▶ WHAT YOU NEED TO DO
Restate the material word for word and leave out anything that is a picture.

▶ DATA EXTRACT
--- BEGIN ---

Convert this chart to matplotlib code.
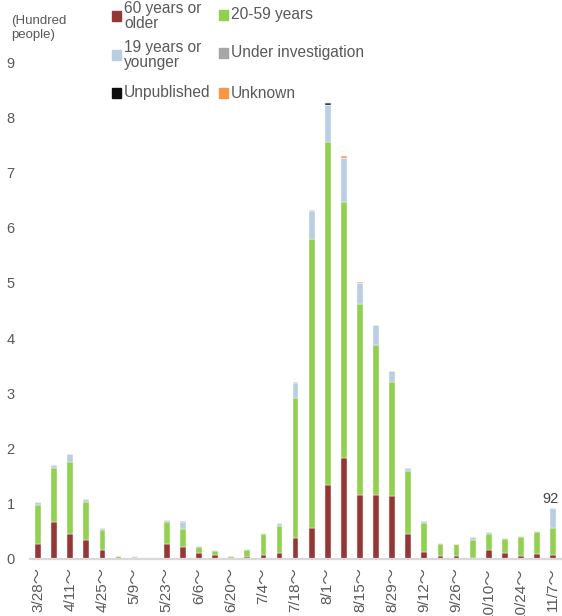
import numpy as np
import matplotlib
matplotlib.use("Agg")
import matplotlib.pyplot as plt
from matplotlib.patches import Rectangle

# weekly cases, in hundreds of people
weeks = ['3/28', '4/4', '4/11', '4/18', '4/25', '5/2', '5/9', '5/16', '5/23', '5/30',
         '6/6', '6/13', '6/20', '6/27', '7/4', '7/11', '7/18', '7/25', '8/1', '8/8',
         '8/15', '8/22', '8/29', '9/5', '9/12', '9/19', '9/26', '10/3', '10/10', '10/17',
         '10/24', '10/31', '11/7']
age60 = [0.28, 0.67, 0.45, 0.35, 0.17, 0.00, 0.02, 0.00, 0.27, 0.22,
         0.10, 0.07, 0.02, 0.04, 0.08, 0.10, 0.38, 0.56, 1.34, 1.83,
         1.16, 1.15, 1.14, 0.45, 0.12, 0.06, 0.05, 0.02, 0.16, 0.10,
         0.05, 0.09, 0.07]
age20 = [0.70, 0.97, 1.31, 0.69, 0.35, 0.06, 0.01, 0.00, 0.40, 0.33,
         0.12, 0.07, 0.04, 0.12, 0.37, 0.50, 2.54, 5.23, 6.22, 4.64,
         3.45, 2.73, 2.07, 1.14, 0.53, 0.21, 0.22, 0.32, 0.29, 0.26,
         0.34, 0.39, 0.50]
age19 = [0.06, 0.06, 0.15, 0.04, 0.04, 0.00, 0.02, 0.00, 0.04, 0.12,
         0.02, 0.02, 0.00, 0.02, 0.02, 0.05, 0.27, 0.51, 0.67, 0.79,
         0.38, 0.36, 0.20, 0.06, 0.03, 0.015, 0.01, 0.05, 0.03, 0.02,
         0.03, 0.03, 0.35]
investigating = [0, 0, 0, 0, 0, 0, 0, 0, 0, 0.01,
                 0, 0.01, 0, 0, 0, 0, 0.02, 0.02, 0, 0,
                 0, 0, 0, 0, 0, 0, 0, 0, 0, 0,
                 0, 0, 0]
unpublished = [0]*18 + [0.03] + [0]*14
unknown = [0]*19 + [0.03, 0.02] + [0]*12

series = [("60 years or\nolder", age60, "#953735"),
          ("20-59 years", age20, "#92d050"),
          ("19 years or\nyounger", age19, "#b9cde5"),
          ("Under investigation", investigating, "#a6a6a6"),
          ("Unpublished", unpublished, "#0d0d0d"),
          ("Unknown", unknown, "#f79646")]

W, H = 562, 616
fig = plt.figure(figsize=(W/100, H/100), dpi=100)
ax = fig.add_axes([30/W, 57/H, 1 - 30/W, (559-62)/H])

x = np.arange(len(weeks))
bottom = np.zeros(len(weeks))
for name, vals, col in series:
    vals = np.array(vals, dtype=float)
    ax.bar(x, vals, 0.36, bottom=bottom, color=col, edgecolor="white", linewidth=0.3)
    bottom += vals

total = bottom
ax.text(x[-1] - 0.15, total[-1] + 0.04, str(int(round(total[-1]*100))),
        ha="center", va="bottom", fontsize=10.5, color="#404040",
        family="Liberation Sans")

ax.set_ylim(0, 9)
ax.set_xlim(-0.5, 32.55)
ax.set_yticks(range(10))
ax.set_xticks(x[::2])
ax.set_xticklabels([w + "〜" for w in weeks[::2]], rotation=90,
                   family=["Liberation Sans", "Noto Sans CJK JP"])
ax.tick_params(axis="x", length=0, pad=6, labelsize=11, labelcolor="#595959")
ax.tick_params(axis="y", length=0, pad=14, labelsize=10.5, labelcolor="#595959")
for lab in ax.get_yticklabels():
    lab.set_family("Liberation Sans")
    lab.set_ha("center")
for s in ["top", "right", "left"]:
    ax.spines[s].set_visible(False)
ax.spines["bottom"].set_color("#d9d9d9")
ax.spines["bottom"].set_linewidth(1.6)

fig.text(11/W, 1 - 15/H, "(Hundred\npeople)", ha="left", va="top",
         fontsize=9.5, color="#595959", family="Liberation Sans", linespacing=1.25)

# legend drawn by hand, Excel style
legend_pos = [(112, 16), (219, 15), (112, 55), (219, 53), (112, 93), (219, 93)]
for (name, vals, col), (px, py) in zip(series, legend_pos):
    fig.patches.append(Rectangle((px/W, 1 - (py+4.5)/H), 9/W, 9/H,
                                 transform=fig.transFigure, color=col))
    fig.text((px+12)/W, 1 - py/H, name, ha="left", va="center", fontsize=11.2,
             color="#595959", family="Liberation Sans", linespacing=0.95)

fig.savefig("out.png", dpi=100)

--- END ---

▶ THE SOLUTION
Convert this chart to matplotlib code.
import numpy as np
import matplotlib
matplotlib.use("Agg")
import matplotlib.pyplot as plt
from matplotlib.patches import Rectangle

# weekly cases, in hundreds of people
weeks = ['3/28', '4/4', '4/11', '4/18', '4/25', '5/2', '5/9', '5/16', '5/23', '5/30',
         '6/6', '6/13', '6/20', '6/27', '7/4', '7/11', '7/18', '7/25', '8/1', '8/8',
         '8/15', '8/22', '8/29', '9/5', '9/12', '9/19', '9/26', '10/3', '10/10', '10/17',
         '10/24', '10/31', '11/7']
age60 = [0.28, 0.67, 0.45, 0.35, 0.17, 0.00, 0.02, 0.00, 0.27, 0.22,
         0.10, 0.07, 0.02, 0.04, 0.08, 0.10, 0.38, 0.56, 1.34, 1.83,
         1.16, 1.15, 1.14, 0.45, 0.12, 0.06, 0.05, 0.02, 0.16, 0.10,
         0.05, 0.09, 0.07]
age20 = [0.70, 0.97, 1.31, 0.69, 0.35, 0.06, 0.01, 0.00, 0.40, 0.33,
         0.12, 0.07, 0.04, 0.12, 0.37, 0.50, 2.54, 5.23, 6.22, 4.64,
         3.45, 2.73, 2.07, 1.14, 0.53, 0.21, 0.22, 0.32, 0.29, 0.26,
         0.34, 0.39, 0.50]
age19 = [0.06, 0.06, 0.15, 0.04, 0.04, 0.00, 0.02, 0.00, 0.04, 0.12,
         0.02, 0.02, 0.00, 0.02, 0.02, 0.05, 0.27, 0.51, 0.67, 0.79,
         0.38, 0.36, 0.20, 0.06, 0.03, 0.015, 0.01, 0.05, 0.03, 0.02,
         0.03, 0.03, 0.35]
investigating = [0, 0, 0, 0, 0, 0, 0, 0, 0, 0.01,
                 0, 0.01, 0, 0, 0, 0, 0.02, 0.02, 0, 0,
                 0, 0, 0, 0, 0, 0, 0, 0, 0, 0,
                 0, 0, 0]
unpublished = [0]*18 + [0.03] + [0]*14
unknown = [0]*19 + [0.03, 0.02] + [0]*12

series = [("60 years or\nolder", age60, "#953735"),
          ("20-59 years", age20, "#92d050"),
          ("19 years or\nyounger", age19, "#b9cde5"),
          ("Under investigation", investigating, "#a6a6a6"),
          ("Unpublished", unpublished, "#0d0d0d"),
          ("Unknown", unknown, "#f79646")]

W, H = 562, 616
fig = plt.figure(figsize=(W/100, H/100), dpi=100)
ax = fig.add_axes([30/W, 57/H, 1 - 30/W, (559-62)/H])

x = np.arange(len(weeks))
bottom = np.zeros(len(weeks))
for name, vals, col in series:
    vals = np.array(vals, dtype=float)
    ax.bar(x, vals, 0.36, bottom=bottom, color=col, edgecolor="white", linewidth=0.3)
    bottom += vals

total = bottom
ax.text(x[-1] - 0.15, total[-1] + 0.04, str(int(round(total[-1]*100))),
        ha="center", va="bottom", fontsize=10.5, color="#404040",
        family="Liberation Sans")

ax.set_ylim(0, 9)
ax.set_xlim(-0.5, 32.55)
ax.set_yticks(range(10))
ax.set_xticks(x[::2])
ax.set_xticklabels([w + "〜" for w in weeks[::2]], rotation=90,
                   family=["Liberation Sans", "Noto Sans CJK JP"])
ax.tick_params(axis="x", length=0, pad=6, labelsize=11, labelcolor="#595959")
ax.tick_params(axis="y", length=0, pad=14, labelsize=10.5, labelcolor="#595959")
for lab in ax.get_yticklabels():
    lab.set_family("Liberation Sans")
    lab.set_ha("center")
for s in ["top", "right", "left"]:
    ax.spines[s].set_visible(False)
ax.spines["bottom"].set_color("#d9d9d9")
ax.spines["bottom"].set_linewidth(1.6)

fig.text(11/W, 1 - 15/H, "(Hundred\npeople)", ha="left", va="top",
         fontsize=9.5, color="#595959", family="Liberation Sans", linespacing=1.25)

# legend drawn by hand, Excel style
legend_pos = [(112, 16), (219, 15), (112, 55), (219, 53), (112, 93), (219, 93)]
for (name, vals, col), (px, py) in zip(series, legend_pos):
    fig.patches.append(Rectangle((px/W, 1 - (py+4.5)/H), 9/W, 9/H,
                                 transform=fig.transFigure, color=col))
    fig.text((px+12)/W, 1 - py/H, name, ha="left", va="center", fontsize=11.2,
             color="#595959", family="Liberation Sans", linespacing=0.95)

fig.savefig("out.png", dpi=100)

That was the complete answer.